Haffi’s Upside-Down Tapeworm: Gyrocotyle haffii
This newly-discovered species belongs to the Gyrocotylidea group of just 17 species that are distant cousins of all other tapeworms.
These gyrocotylideans differ from other tapeworms in body shape and have a complex organ, called a rosette, at their tail, hence the name: upside-down tapeworm.
They live in the intestines of holocephalans, a group of cartilaginous fish also known as ratfish, chimeras, and ghost sharks, the distant cousins of sharks and rays.
The Beautiful Branching Bryozoan: Hornera mediterranea
Bryozoans live in aquatic environments worldwide. Different species are found in a variety of forms, from encrusting types that grow on a substrate such as rock, shells, or seaweeds, to those that build coral-like exoskeletons.
This new species is one of the beautiful branching bryozoans and is found in the Mediterranean.
The Tree-of-Life Tardigrade: Neoechiniscoides aski
Tardigrades, also known as water bears, are microscopic animals known for their ability to survive extreme conditions of temperature, pressure, starvation and dehydration.
This tardigrade was discovered in sandy sediments in the inter-tidal zone of a bay in Roscoff in France that falls dry at low tide, demonstrating the exceptional diversity of these creatures in tidal zones.
The Feisty Elvis Worm: Peinaleopolynoe orphanaei
A group of remarkable scaleworms native to deep-sea chemosynthetic-based ecosystems, including methane seeps, hydrothermal vents, and organic falls (such as whalefalls), scaleworms have evolved to tolerate low oxygen levels by having elaborate gills under their scales.
For many years nicknamed ‘Elvis worms’ because of their sparkly scales, this nickname is honoured by the naming of one of their new species as Peinaleopolynoe elvisi.
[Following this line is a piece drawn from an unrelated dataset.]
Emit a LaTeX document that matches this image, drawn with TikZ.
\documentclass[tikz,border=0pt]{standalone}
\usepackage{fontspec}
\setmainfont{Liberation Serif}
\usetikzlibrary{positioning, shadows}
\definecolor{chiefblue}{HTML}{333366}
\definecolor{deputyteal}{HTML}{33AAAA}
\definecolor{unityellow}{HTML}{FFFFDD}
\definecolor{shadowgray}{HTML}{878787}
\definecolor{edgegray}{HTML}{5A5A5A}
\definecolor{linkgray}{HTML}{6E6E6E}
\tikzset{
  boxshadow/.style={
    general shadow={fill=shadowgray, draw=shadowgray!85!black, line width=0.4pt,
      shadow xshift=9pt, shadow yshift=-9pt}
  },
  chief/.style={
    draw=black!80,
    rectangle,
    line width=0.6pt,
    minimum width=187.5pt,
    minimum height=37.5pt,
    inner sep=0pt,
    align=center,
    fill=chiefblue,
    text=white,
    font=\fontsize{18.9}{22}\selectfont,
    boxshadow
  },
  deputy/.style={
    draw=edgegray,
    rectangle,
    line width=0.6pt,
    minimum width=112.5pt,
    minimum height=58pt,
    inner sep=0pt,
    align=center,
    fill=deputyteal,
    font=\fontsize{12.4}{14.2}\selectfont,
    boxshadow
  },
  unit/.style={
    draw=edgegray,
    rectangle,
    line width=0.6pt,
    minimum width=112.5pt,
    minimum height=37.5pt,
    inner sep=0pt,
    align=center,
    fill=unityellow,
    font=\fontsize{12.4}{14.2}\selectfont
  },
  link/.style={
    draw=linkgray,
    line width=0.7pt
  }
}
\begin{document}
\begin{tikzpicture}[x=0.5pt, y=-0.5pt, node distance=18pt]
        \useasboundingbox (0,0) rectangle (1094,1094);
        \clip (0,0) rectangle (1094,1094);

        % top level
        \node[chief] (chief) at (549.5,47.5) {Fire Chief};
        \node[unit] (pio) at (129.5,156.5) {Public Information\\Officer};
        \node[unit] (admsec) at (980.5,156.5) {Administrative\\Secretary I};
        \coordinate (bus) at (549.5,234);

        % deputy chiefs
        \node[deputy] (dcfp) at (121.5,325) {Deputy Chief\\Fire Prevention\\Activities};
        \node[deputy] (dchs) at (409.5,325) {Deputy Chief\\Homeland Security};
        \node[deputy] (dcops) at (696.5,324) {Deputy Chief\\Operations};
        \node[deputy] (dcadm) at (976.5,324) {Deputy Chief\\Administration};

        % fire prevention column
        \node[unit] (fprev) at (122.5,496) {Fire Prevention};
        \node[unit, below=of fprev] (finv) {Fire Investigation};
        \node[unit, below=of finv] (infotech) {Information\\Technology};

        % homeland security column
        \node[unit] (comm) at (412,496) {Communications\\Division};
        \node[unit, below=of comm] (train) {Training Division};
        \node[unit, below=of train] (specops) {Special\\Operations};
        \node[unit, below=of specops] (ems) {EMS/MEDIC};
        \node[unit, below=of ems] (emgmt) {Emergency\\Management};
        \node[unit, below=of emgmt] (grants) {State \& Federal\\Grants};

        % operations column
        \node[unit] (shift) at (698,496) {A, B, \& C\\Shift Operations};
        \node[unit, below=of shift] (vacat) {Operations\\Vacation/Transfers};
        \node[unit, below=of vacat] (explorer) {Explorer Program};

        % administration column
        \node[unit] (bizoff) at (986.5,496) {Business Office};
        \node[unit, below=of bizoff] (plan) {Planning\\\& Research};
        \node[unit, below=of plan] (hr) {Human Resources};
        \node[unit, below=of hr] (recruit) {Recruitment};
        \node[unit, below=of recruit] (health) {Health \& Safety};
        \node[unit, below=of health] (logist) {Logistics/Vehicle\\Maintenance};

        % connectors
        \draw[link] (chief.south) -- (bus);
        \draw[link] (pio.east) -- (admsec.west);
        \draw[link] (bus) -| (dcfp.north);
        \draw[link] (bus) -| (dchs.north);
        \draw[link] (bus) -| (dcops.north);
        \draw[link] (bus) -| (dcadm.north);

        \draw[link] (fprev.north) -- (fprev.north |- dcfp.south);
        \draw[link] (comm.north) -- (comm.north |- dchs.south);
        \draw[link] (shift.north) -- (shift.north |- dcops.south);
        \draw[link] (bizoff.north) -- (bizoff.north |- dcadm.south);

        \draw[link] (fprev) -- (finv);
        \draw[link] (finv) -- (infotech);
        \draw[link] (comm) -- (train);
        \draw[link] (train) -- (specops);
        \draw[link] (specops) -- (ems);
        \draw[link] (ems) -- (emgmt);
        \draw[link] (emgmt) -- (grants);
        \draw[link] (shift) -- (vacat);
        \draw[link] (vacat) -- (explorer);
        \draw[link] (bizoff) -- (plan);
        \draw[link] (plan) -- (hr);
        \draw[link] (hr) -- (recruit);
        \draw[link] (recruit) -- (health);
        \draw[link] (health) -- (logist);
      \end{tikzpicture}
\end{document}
Red Wide-Bodied Pipefish: Stigmatopora harastii
The discovery of this colourful new species of pipefish shows just how much we still have to learn about the diversity of fishes in southern Australia, and how easy it is to overlook such well-camouflaged animals.
Living among red algae and sponges, the Red Wide-Bodied Pipefish, Stigmatopora harastii is known in just three areas in Australia; Botany Bay, Shellharbour, and Jervis Bay, where it lives in semi-exposed bay entrances and ocean embayments in sandy areas, interspersed amongst rocky reefs.